1960’ larda Kuzey Denizinde doğalgaz bulunuyor ve Hollanda’ ya müthiş döviz geliri akmaya başlıyor, ulusal paranın değeri artıyor. Ulusal paranın değeri artınca ülkenin rekabet gücü azalıyor, bu azalınca sanayi yatırımları da azalıyor. Parası değerlendiği için ithal edilen her ürün, yerlisinden daha ucuza gelmeye, ülkeye eskiye göre daha çok lüks ithal mal girmeye başlıyor. Toplumda bu para bolluğundan en fazla yararlananlardan oluşan yeni bir zengin sınıfı doğuyor, ithal malları ağırlıkla bunlar tüketiyor.
Gelir dağılımı bozuluyor, sanayi ve tarımda çalışanlar ücretlerinin artırılmasını talep ediyor, baskı oluşturuyor, ülke çapında reel ücretler artıyor. Ücretler artınca bu defa ülkenin rekabet gücü daha da azalıyor. Bu gelişmeler nedeniyle, ülkede bir sanayisizleşme ve hatta tarımsızlaşma başlıyor.
Wageningen Üniversitesi’ nin 2019 yılındaki raporda dikkat çeken uyarısını bu yaşanmışlık bağlamında değerlendirmek gerekir. Üniversite, kurumsal taassuba itibar göstermeden ülkesi adına tarihi bir sorumluluğa sahip çıkıyor. Biliyor ki, üniversitenin bilim ve teknolojik faaliyetlerinin nihai hedefi; teknoloji üretmek ve dünyaya ihraç etmek, bu şekilde ülkeye döviz girdisi sağlayarak refah düzeyi yüksek bir toplum oluşturmak.
Dünya Bankası verilerine göre Türkiye ve Hollanda’ nın ARGE’ ye ayırdıkları bütçe hemen hemen eşit düzeyde. Ancak alınan sonuçlar eşitlikten oldukça uzak. Hollanda bize göre beş kat daha fazla patent başvurusu yapıyor, ilk 100’ e giren üniversite sayısı 7.
Sektörler arasındaki dengeler iyi yönetilerek; ABD’ nin hemen ardından dünyanın en büyük tarım ihracatçısı olarak ikinci sırada yer alan Hollanda, imalat sanayinde de 86,7 milyar dolarlık yüksek teknoloji ihracatına imza atıyor.
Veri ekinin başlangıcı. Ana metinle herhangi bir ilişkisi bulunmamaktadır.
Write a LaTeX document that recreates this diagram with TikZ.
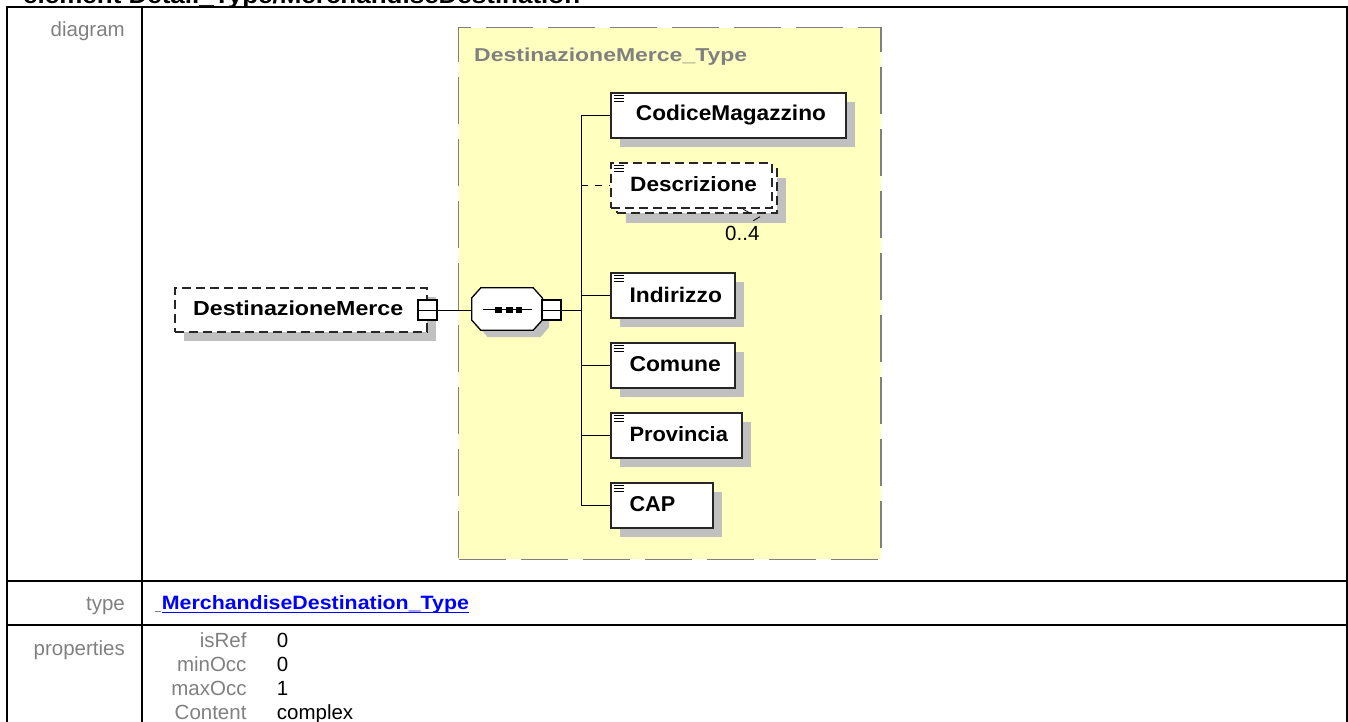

Nicelik çokluk anlamındadır. Nitelik ise kaliteyi, katma değeri bildirir. Tarım ve gıda ihracatımızın milyar dolarları nicelik, kilogram fiyatı niteliktir. Üniversite sayımızın 200’ leri aşması nicelik ilk 100’ e giren sayısı ise niteliktir. Kıyaslamaların kısır döngüsünden sıyrılıp öne çıkabilmek niceliklerimize katabileceğimiz niteliklerle olacaktır.